Why are there top dogs in global science?

June 18, 1999

In the run up to Unesco's World Conference on Science, Tom Phelan and Stephen Cole discuss their research on national variations in scientific productivity

It is clear that a relatively small group of wealthy nations produce an extraordinarily large proportion of world scientific research. Most experts agree that national wealth and the size of the scientific labour force are two primary influences on national levels of scientific production. These variables, however, do not explain why rates of scientific production vary greatly among nations with similar levels of wealth or why individuals are more prone to choosing scientific careers in some nations than in others.

Several theories have been proposed for understanding national scientific differences. One suggests that some cultures place a higher value on scientific activity than others, specifically that in Protestant- dominated societies, individuals are more likely to choose scientific careers than in Catholic ones.

A second theory is that the structural organisation of a National University system will influence the amount of science produced. This theory suggests that a very competitive and decentralised university system will be more productive than a highly centralised one.

Stephen and Jonathan Cole found that a relatively small number of scientists produced the vast majority of published research and these individuals tended to cite each other. This being the case, why bother educating large numbers of scientists at great expense?

In later research, however, Cole and Meyer examined cohorts of physicists hired in the United States, which vary dramatically over time as funding levels change. The average quality of the work of each cohort was about the same. This suggests that expanding the size of the scientific community remains an efficient strategy for a nation to pursue to increase scientific output.

Our research is based on studies of highly cited articles, of which the US, the UK, Germany, France and Japan were found to be the biggest producers. Switzerland, Sweden and Israel are also big producers of "quality" science per capita. Modern science is dominated by a small number of wealthy countries. (We collected data for 95 countries and a more in-depth analysis of 21 industrial democracies.)

The amount of high quality science a nation produces is strongly related to the number of research scientists in that nation. A number of countries with large numbers of research scientists such as India, China, Egypt, Romania and Nigeria employ relatively large numbers of research scientists, but nevertheless produced only a small amount of highly cited research.

There also appears to be no decline in marginal productivity as greater numbers of scientists are employed within a nation. Nations tend to have an adequate reserve of potential scientific talent and they need not worry that they may lower the quality of science if they expand programmes to train more scientists.
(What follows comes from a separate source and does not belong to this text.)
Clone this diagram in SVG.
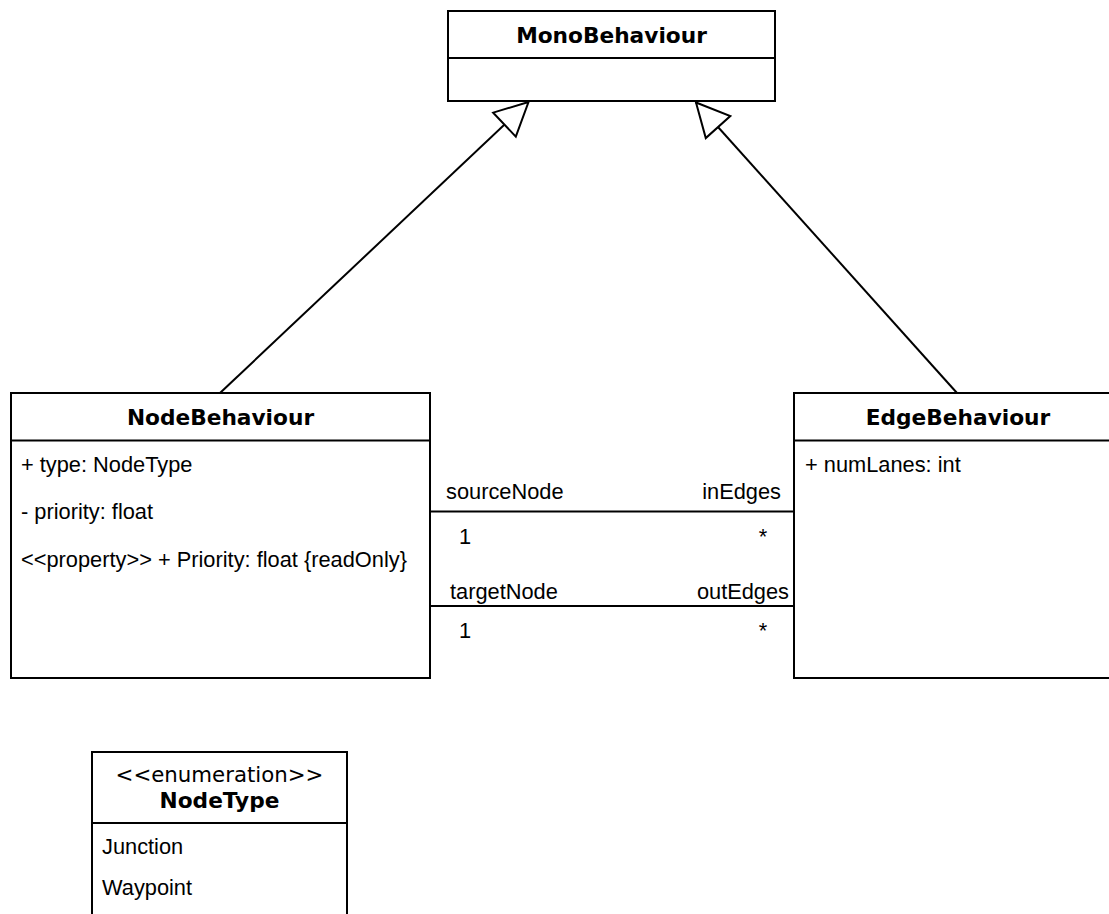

While the size of a nation's economy is strongly related to the amount of highly cited science produced and to the number of scientists a nation employs, this correlation is less than perfect. Israel was found to produce more than five times the amount of high quality research expected. Japan and Italy were found to produce about 40 per cent less.

There is a strong correlation between the amount of funding per capita that a nation spends on basic scientific research and the number of highly cited papers produced. There are two mechanisms through which this money can be converted into science, both of which could be operating. Spending money on research could make science a more attractive occupation - both by increasing the number of positions available for scientists and by paying them well.

The amount of non-salary funding per scientist, however, was found to be unrelated to the average number of papers produced per scientist. Nor was it significantly related to the production of highly cited articles. But could non-salary funding levels in science really be irrelevant?

What appears to occur is that nations with low levels of non-salary funding tend to focus on the production of low-cost science such as mathematics while nations funding science at a higher level concentrate on expensive areas such as experimental physics.

The amount of non-salary funding appears to influence the attention of researchers more than it alters the amount of new knowledge produced. The number of people in a country who chose a career in science was, however, related strongly to salary.

Might a strongly competitive university structure be an important influence on scientific productivity? We found that a nation with many scientific centres relative to the number of science graduates in the country tends to have a higher proportion of its population in scientific careers than do nations with a lower density of tertiary institutions. This suggests that competitive national scientific systems offer more opportunities.

In The Protestant Ethic and the Spirit of Capitalism, Weber suggested that Protestant students were more likely than Catholics to study science. In a study of science in 17th-century England, Robert Merton further suggested that Protestant theology promotes values that encourage scientific inquiry.

Examining wealthy industrial countries, it is possible to confirm that the higher the percentage of Catholics in the population, the lower tended to be the production of science even while controlling for national wealth. The positive effect of a nation having a highly competitive university structure, however, was stronger than the effect of religious composition on levels of scientific output.

At the end of the 20th century, the total amount of research that a nation produces is strongly influenced by its wealth. It provides opportunities for talented individuals to enter scientific careers, and the total number of research scientists almost completely explains a country's scientific output.

But other factors are at work as well. University funding levels appear to influence both the numbers of people choosing scientific careers and the intellectual focus of those individuals who become scientists.

Finally, it is worth noting that other cultural and social factors such as dominant national religion and a more competitive university system appear to influence national levels of scientific productivity.

Tom Phelan is a research fellow at the Institute of Advanced Studies at the Australian National University. Stephen Cole is a professor of sociology at the State University of New York at Stony Brook. This article is based on a longer analysis by Cole and Phelan, "The Scientific Productivity of Nations", published in the Spring 1999 edition of the journal Minerva.